Branco Weiss Fellow Since
2025
Research Category
Physics, quantum chromodynamics
Research Location
Lawrence Berkeley National Laboratory (LBNL), Berkeley, USA
Background
Quantum Chromodynamics – the theory of the strong nuclear force – governs the interaction of the most fundamental building blocks of matter: the quarks and gluons. Each proton and each neutron inside of an atomic nucleus is made up of three quarks, bound by the exchange of gluons. In nature, quarks can never be observed by themself, however, they can be studied when two nuclei collide head-on close to the speed of light. These collisions create the most extreme temperatures, densities and magnetic fields in the known universe since the Big Bang and lead to the temporary formation of a Quark-Gluon Plasma. Inside such a plasma, local vortices of strongly interacting matter emerge and dissipate their vortical energy leading to the polarization of particle spins. This challenges our understanding of Quantum Chromodynamics and raises open questions about the emergence, interaction and dissipation of vorticity in a Quark-Gluon Plasma.
Details of Research
During his Branco Weiss Fellowship Dr. Reichert will develop a novel theoretical framework to describe the emergence and dissipation of the immense vortical motion in the collision of heavy atomic nuclei and the created Quark-Gluon Plasma.

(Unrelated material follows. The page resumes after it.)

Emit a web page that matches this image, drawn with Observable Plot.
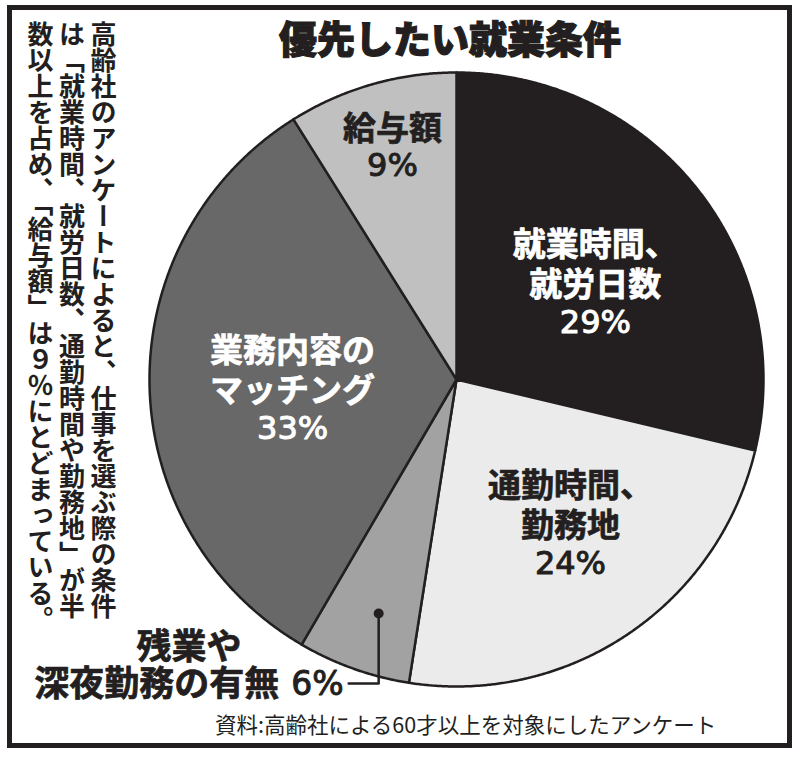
<!DOCTYPE html>
<html lang="ja">
<head>
<meta charset="utf-8">
<script src="https://cdn.jsdelivr.net/npm/d3@7"></script>
<script src="https://cdn.jsdelivr.net/npm/@observablehq/plot@0.6"></script>
<style>
  body { margin: 0; background: #fff; }
  #wrap { position: relative; width: 800px; height: 757px; overflow: hidden;
          font-family: "Noto Sans CJK JP", sans-serif; color: #231f20; background: #fff; }
  #chart { position: absolute; left: 0; top: 0; }
  #frame { position: absolute; left: 7px; top: 5px; width: 785px; height: 743px;
           border: 5px solid #231f20; box-sizing: border-box; pointer-events: none; }
  #title { position: absolute; left: 200px; width: 500px; top: 18px; text-align: center;
           font-size: 38px; line-height: 38px; font-weight: 900; white-space: nowrap;
           -webkit-text-stroke: 1.2px #231f20; }
  #note { position: absolute; top: 21px; right: 681px; writing-mode: vertical-rl;
          font-size: 26px; line-height: 31.5px; font-weight: 700; white-space: nowrap; }
  #caption { position: absolute; left: 215px; top: 713px; font-size: 21.5px; line-height: 21px;
             font-weight: 400; white-space: nowrap; }
</style>
</head>
<body>
<div id="wrap">
  <div id="chart"></div>
  <div id="frame"></div>
  <div id="title"></div>
  <div id="note"></div>
  <div id="caption"></div>
</div>
<script>
// ---- data ----
const title = "優先したい就業条件";
const categories = ["就業時間、就労日数", "通勤時間、勤務地", "残業や深夜勤務の有無", "業務内容のマッチング", "給与額"];
const labelLines = [["就業時間、", "就労日数"], ["通勤時間、", "勤務地"], ["残業や", "深夜勤務の有無"], ["業務内容の", "マッチング"], ["給与額"]];
const values = [29, 24, 6, 33, 9];
const noteLines = [
  "高齢社のアンケートによると、仕事を選ぶ際の条件",
  "は「就業時間、就労日数、通勤時間や勤務地」が半",
  "数以上を占め、「給与額」は９％にとどまっている。"
];
const caption = "資料:高齢社による60才以上を対象にしたアンケート";

// ---- style / layout ----
const fills = ["#231f20", "#ebebeb", "#a2a2a2", "#686868", "#c0c0c0"];
const textFills = ["#ffffff", "#231f20", "#231f20", "#ffffff", "#231f20"];
const labelR = [0.549, 0.602, 0.803, 0.535, 0.784];
const labelDA = [3.8, -4.2, -1.2, -2.8, 0.6]; // degrees offset from slice mid-angle
const outsideIndex = 2;
const W = 800, H = 757, R = 307, cx = 456, cy = 379;
const nameFont = {family: "Noto Sans CJK JP", size: 33, weight: 700, stroke: 0.7};
const pctFont = {family: "DejaVu Sans", size: 32, weight: 400, stroke: 1};
const lineStep = 40, pctStep = 37;

document.getElementById("title").textContent = title;
document.getElementById("note").innerHTML = noteLines.join("<br>");
document.getElementById("caption").textContent = caption;

const arcs = d3.pie().sort(null).value(d => d)(values);

// slice polygons in unit-circle data coords (y up)
const slicePts = [];
arcs.forEach((a, i) => {
  const n = Math.max(2, Math.ceil((a.endAngle - a.startAngle) / 0.005));
  slicePts.push({cat: categories[i], x: 0, y: 0});
  for (let k = 0; k <= n; k++) {
    const t = a.startAngle + (a.endAngle - a.startAngle) * k / n;
    slicePts.push({cat: categories[i], x: Math.sin(t), y: Math.cos(t)});
  }
  slicePts.push({cat: categories[i], x: 0, y: 0});
});

const toData = (px, py) => ({x: (px - cx) / R, y: (cy - py) / R});

const marks = [
  Plot.line(slicePts, {x: "x", y: "y", z: "cat", fill: "cat", stroke: "#231f20",
    strokeWidth: 2.5, strokeLinejoin: "round", curve: "linear"})
];

const canvas = document.createElement("canvas");
const ctx = canvas.getContext("2d");
function measure(text, f) {
  ctx.font = `${f.weight} ${f.size}px "${f.family}"`;
  return ctx.measureText(text).width;
}
function textOpts(f, color, anchor) {
  return {x: "x", y: "y", text: "text", fill: color, stroke: color, strokeWidth: f.stroke,
    paintOrder: "stroke", strokeLinejoin: "round",
    fontFamily: f.family, fontSize: f.size, fontWeight: f.weight,
    textAnchor: anchor, lineAnchor: "middle"};
}

arcs.forEach((a, i) => {
  const mid = (a.startAngle + a.endAngle) / 2 + labelDA[i] * Math.PI / 180;
  const ax = cx + labelR[i] * R * Math.sin(mid);
  const ay = cy - labelR[i] * R * Math.cos(mid);
  const pct = values[i] + "%";
  if (i !== outsideIndex) {
    const names = labelLines[i];
    const n = names.length;
    const span = (n - 1) * lineStep + pctStep;
    const first = ay - span / 2;
    const nameRows = names.map((t, k) => ({text: t, ...toData(ax, first + k * lineStep)}));
    const pctRows = [{text: pct, ...toData(ax, first + (n - 1) * lineStep + pctStep)}];
    marks.push(Plot.text(nameRows, textOpts(nameFont, textFills[i], "middle")));
    marks.push(Plot.text(pctRows, textOpts(pctFont, textFills[i], "middle")));
  } else {
    // leader from a dot inside the slice, down and to the left
    const leaderY = 683, leaderLen = 30;
    const dot = toData(ax, ay);
    const bend = toData(ax, leaderY);
    const end = toData(ax - leaderLen, leaderY);
    marks.push(Plot.line([dot, bend, end], {x: "x", y: "y", stroke: "#231f20", strokeWidth: 2.5}));
    marks.push(Plot.dot([dot], {x: "x", y: "y", r: 5, fill: "#231f20"}));
    const pf = {...pctFont, size: 33};
    const nf = {...nameFont, size: 35};
    const textEnd = ax - leaderLen - 5;
    const pctW = measure(pct, pf);
    const gap = 12;
    const nameW = measure(labelLines[i][1], nf);
    const totalW = nameW + gap + pctW;
    const lineY = leaderY + 1;
    marks.push(Plot.text([{text: pct, ...toData(textEnd, lineY)}], textOpts(pf, "#231f20", "end")));
    marks.push(Plot.text([{text: labelLines[i][1], ...toData(textEnd - pctW - gap, lineY)}],
      textOpts(nf, "#231f20", "end")));
    marks.push(Plot.text([{text: labelLines[i][0], ...toData(textEnd - totalW / 2, lineY - 37)}],
      textOpts(nf, "#231f20", "middle")));
  }
});

const chart = Plot.plot({
  width: W, height: H,
  marginLeft: cx - R, marginRight: W - (cx + R),
  marginTop: cy - R, marginBottom: H - (cy + R),
  x: {domain: [-1, 1], axis: null},
  y: {domain: [-1, 1], axis: null},
  color: {domain: categories, range: fills},
  style: {background: "transparent", overflow: "visible"},
  marks
});
document.getElementById("chart").appendChild(chart);
</script>
</body>
</html>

The main idea is to capture the dynamics in a relativistic viscous hydrodynamic framework involving multiple interacting fluids, such that the “shearing layers” of QGP can create vorticity in the system and subsequently dissipate their rotational energy. In addition the multi-fluid hydrodynamic evolution couples to the Maxwell equations, therefore allowing an appropriate treatment of strong magnetic fields, which itself couple to the particle spins. As the system expands, it eventually cools down and decouples, i.e. particles cease to interact with each other and freely propagate towards the detector. The novel way to approach this decoupling process and overcome conventional methods is continuous decoupling, in which the local expansion rate and the scattering rates, governed by the spectral functions of the (quasi-)particles, determine the decoupling of particles.